I am sooooooo tired of the paleo 'comfort food' approach and am getting burned out on th see types of receipts. I love the freshness of some Asian meals, but don't know at all how to cook them(being from the south). Are there any receipt books that you would recommend? Any info/ideas would be awesome! Thanks.
http://nomnompaleo.com/recipeindex has some terrific inspiration.
You could also just get your hands on some good Asian recipes and paleo-ize them with coconut aminos or wheat free tamari (if you do small amounts of soy). Tons of Asian ingredients are innately paleo.
Do you do Indian? Indian cookbooks often have a ton of recipes that need no adapting at all.
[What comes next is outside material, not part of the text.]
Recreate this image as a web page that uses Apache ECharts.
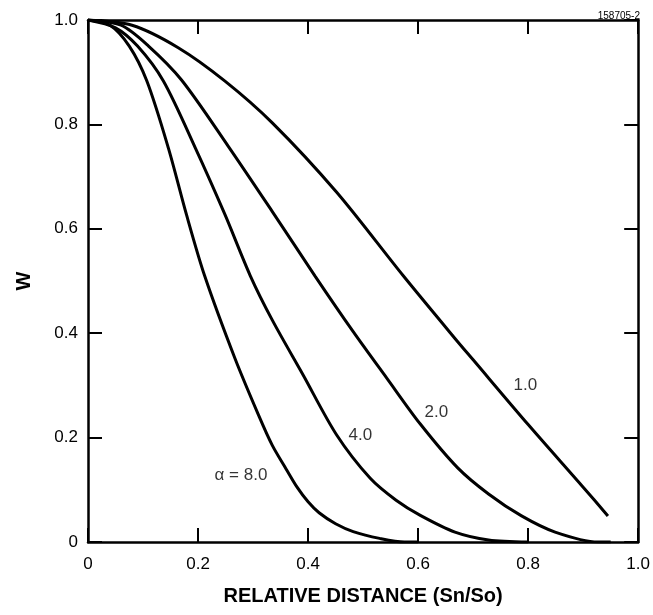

If you have no problem with heat, traditional Southeast Asian (Thai especially) would be a pretty good place to start. Strong emphasis on fresh vegetables, fresh meat, fresh seafood, lots of coconut cream, and cooking with coconut oil. Looking through contemporary Thai cookbooks, you might have to do a little substitution - replacing peanuts with nuts, peanut oil/vegetable oil with coconut oil, spaghetti squash/zucchini noodles for noodles, cauliflower rice for rice (personal experience, the bitterness of cauliflower makes a perfect companion to a red curry with chicken, carrot, and sweet potato). I've had good luck with the Thai cookbooks by Vatcharin Bhumichitr. But even heading down to your local bookstore and flipping through Asian cookbooks section can be fun (just saw one I think looks like it could be fun, 150 Best Indian, Thai, Vietnamese and More Slow Cooker Recipes by Sunil Vijayakar).
For Indian cooking, look more towards Muslim India and Kashmir to get the inclusion of beef and lamb (Rogan Josh in the slow cooker is wonderfully easy).
Related: Ethnic Cuisines for Inspiration
There are some great resources for simple Thai curries that only require a pot and a wooden spoon to cook it in. Ingredients are fairly simple. You can find examples online.
Here's one I often make:
1 chicken breast, cut into bite-size chunks 1 can coconut milk 2 red chilis ~2 cups mushroom ~1 cup carrots ~1 cup cashews green onions to taste bean sprouts if desired spices (yellow curry, basil or tulsi, a touch of cinnamon, other herbs if desired)
brown the chicken in the pot with the herbs and tulsi. chop the mushrooms, carrots, green onions, and chilis and add those, along with the cashews, halved. Add the coconut milk. Let it boil down, adding the other spices, until the sauce is thick. Serve with fresh bean sprouts.
I love Korean food! Here are two of my favorite dishes (one is 99% Paleo, another one - skip soy sauce and sugar).
Kimchi - http://www.youtube.com/watch?v=fznTL6TzsqI (omit sugar)
Bulgogi - http://www.youtube.com/watch?v=x3yKLl3q7xk&feature=plcp&context=C3653c70UDOEgsToPDskLnJE9wbPDMzUWEAPcKFmgg (omit soy sauce and sugar)
Bon appetit! :)
Ginger, coconut aminos, a really ripe (almost browned) pineapple, and honey (if you include honey every so often, omit if not). That is your teryaki sauce, taste it before you decide on the amounts of ingredients. Now soak meat for an hour or so, I like to soak it over night (the meat is tenderized). add any other seasonings, garlic or onion.